Records with drawing code
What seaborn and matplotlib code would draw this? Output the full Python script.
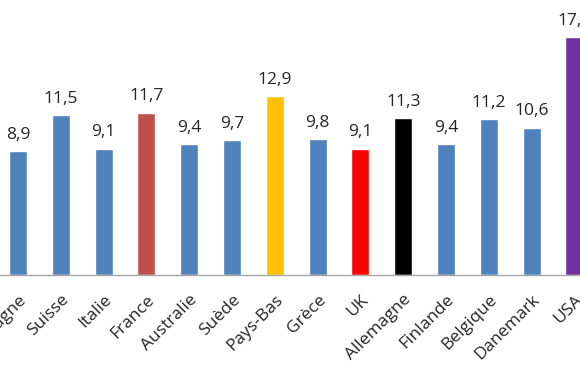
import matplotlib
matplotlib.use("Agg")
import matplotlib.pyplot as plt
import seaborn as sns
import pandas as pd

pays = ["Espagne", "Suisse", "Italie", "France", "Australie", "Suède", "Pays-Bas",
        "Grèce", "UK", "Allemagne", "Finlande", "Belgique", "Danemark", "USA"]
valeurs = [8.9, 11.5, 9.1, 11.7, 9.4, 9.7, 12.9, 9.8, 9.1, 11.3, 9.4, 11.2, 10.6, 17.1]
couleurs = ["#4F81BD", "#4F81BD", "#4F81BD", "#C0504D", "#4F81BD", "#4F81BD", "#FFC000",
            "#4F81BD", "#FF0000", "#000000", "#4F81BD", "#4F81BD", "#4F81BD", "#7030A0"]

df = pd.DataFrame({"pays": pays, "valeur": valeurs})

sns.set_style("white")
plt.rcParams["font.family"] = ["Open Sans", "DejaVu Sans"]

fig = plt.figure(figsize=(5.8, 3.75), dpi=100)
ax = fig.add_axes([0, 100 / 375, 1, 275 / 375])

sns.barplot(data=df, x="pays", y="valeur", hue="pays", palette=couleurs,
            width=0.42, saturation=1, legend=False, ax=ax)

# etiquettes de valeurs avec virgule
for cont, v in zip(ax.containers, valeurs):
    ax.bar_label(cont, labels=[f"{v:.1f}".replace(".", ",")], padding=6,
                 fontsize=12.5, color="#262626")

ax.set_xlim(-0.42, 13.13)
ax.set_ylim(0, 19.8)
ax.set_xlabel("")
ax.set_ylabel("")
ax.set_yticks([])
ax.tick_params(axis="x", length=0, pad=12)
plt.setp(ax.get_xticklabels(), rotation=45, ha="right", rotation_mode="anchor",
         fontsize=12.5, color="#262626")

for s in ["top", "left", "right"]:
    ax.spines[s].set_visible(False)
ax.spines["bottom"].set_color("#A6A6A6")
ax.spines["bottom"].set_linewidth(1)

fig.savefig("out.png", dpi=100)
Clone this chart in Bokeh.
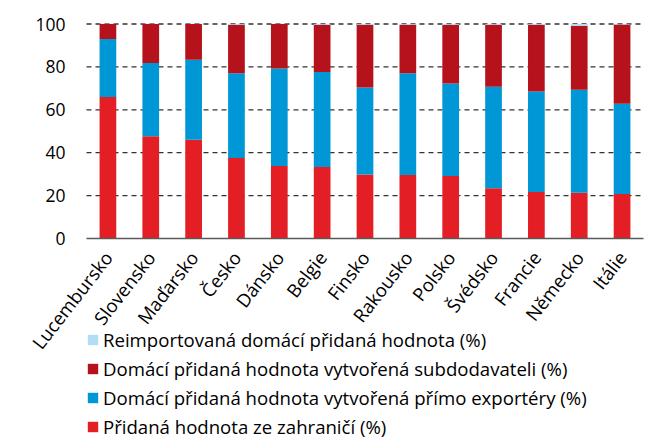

» **WRITTEN INSTRUCTION**:
Leave out every line without the string "matplotlib" and copy the rest.

» **ANSWER**:
What seaborn and matplotlib code would draw this? Output the full Python script.
import matplotlib
matplotlib.use("Agg")
import matplotlib.pyplot as plt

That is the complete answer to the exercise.